Soweit sich der Betroffene gegen die Zurückweisung des Antrags auf Erlass einer einstweiligen Anordnung richtet, erweist sich das Rechtsmittel als unzulässig zu verwerfen, denn diese Entscheidung der Strafvollstreckungskammer ist nicht anfechtbar (§ 114 Abs. 2 S. 3 StVollzG).
Soweit sich die Rechtsbeschwerde gegen die Zurückweisung des Antrags auf gerichtliche Entscheidung des Betroffenen vom
14. Juli 1999 richtet, hat das Rechtsmittel einen zumindest vorläufigen Erfolg.
Nach einhelliger Meinung in Rechtsprechung und Literatur sind an den Beschluss der Strafvollstreckungskammer in Strafvollzugssachen die gleichen Anforderungen zu stellen, wie nach § 267 StPO an die Begründung eines strafgerichtlichen Urteils. Neben den wesentlichen rechtlichen Erwägungen müssen von der Strafvollstreckungskammer die entscheidungserheblichen Tatsachen so vollständig wiedergegeben werden, dass anhand dieser Feststellungen eine rechtliche Überprüfung durch das Rechtsbeschwerdegericht möglich ist. Dies muss in einer eigenen, in sich geschlossenen Darstellung geschehen, die eindeutig erkennen lässt, welche tatsächlichen Feststellungen die Strafvollstreckungskammer getroffen und ihrer rechtlichen Würdigung zugrundegelegt hat. Da Gegenstand der gerichtlichen Entscheidung gemäß § 115 StVollzG die angefochtene Entscheidung des Anstaltsleiters ist, und zwar in der Gestalt, die sie in einem etwaigen Widerspruchsverfahren angenommen hat, müssen in dem Beschluss der Strafvollstreckungskammer in der Regel diese angefochtene Entscheidung und ggf. auch die Widerspruchsentscheidung mit der von den Behörden gegebenen Begründung in ihrem wesentlichen Umfang dargestellt werden. Nur soweit sich diese behördlichen Entscheidungen bei den Akten befinden, kann zur Vermeidung unnötiger Schreibarbeiten mit einer eindeutigen Verweisung hierauf Bezug genommen werden (vgl. OLG Nürnberg ZfStrVO 88, 191; KG StV 86, 443; Senatsbeschluss vom 18. März 1996 - 1 Vollz (Ws) 26/96 -).
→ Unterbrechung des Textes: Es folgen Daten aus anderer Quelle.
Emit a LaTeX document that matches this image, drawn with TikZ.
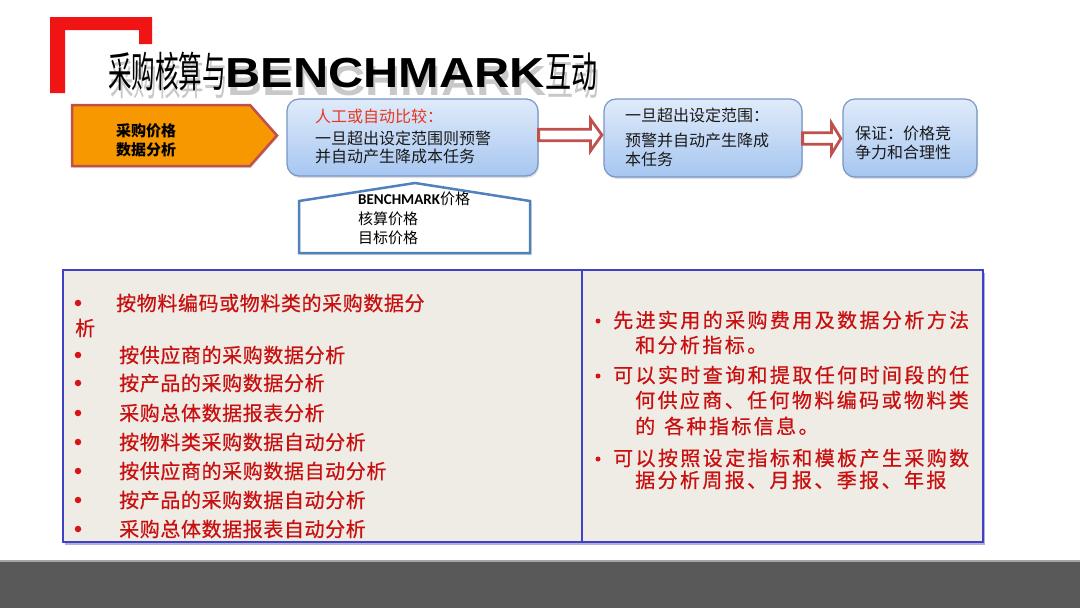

Diesen Anforderungen genügt die angefochtene Entscheidung nicht. Abgesehen davon, dass der angefochtenen Entscheidung nicht zu entnehmen ist, wegen welcher Straftat der Betroffene einsitzt und wie der Vollstreckungsstand ist, ist nicht ersichtlich, aufgrund welcher Erwägungen die Vollzugsbehörde und in der Folge der Präsident des Vollzugsamtes die Gewährung von Urlaub versagt haben. Es wird auch nicht mitgeteilt, wann und in welcher Weise der Betroffene in der Vergangenheit zwei Mal ihm gewährte Lockerungen missbraucht haben soll und was der Betroffene insoweit zu seiner Entschuldigung geltendgemacht hat. Auch soweit die Strafvollstreckungskammer "keinen Anhaltspunkt" sieht, "dass der Antragsteller sich künftig anders verhalten wird", ist nicht ersichtlich, aus welchen gegen den Betroffenen sprechenden Umständen diese negative Prognose abgeleitet werden kann. Allein die Feststellung, dass nicht abschätzbar sei, welchen positiven Einfluss seine Lebensgefährtin und sein Sohn auf ihn haben könnten, vermag diese negative Annahme nicht zu begründen.
Der angefochtene Beschluss war deshalb insoweit aufzuheben und zur erneuten Entscheidung an die Strafvollstreckungskammer zurückzuverweisen.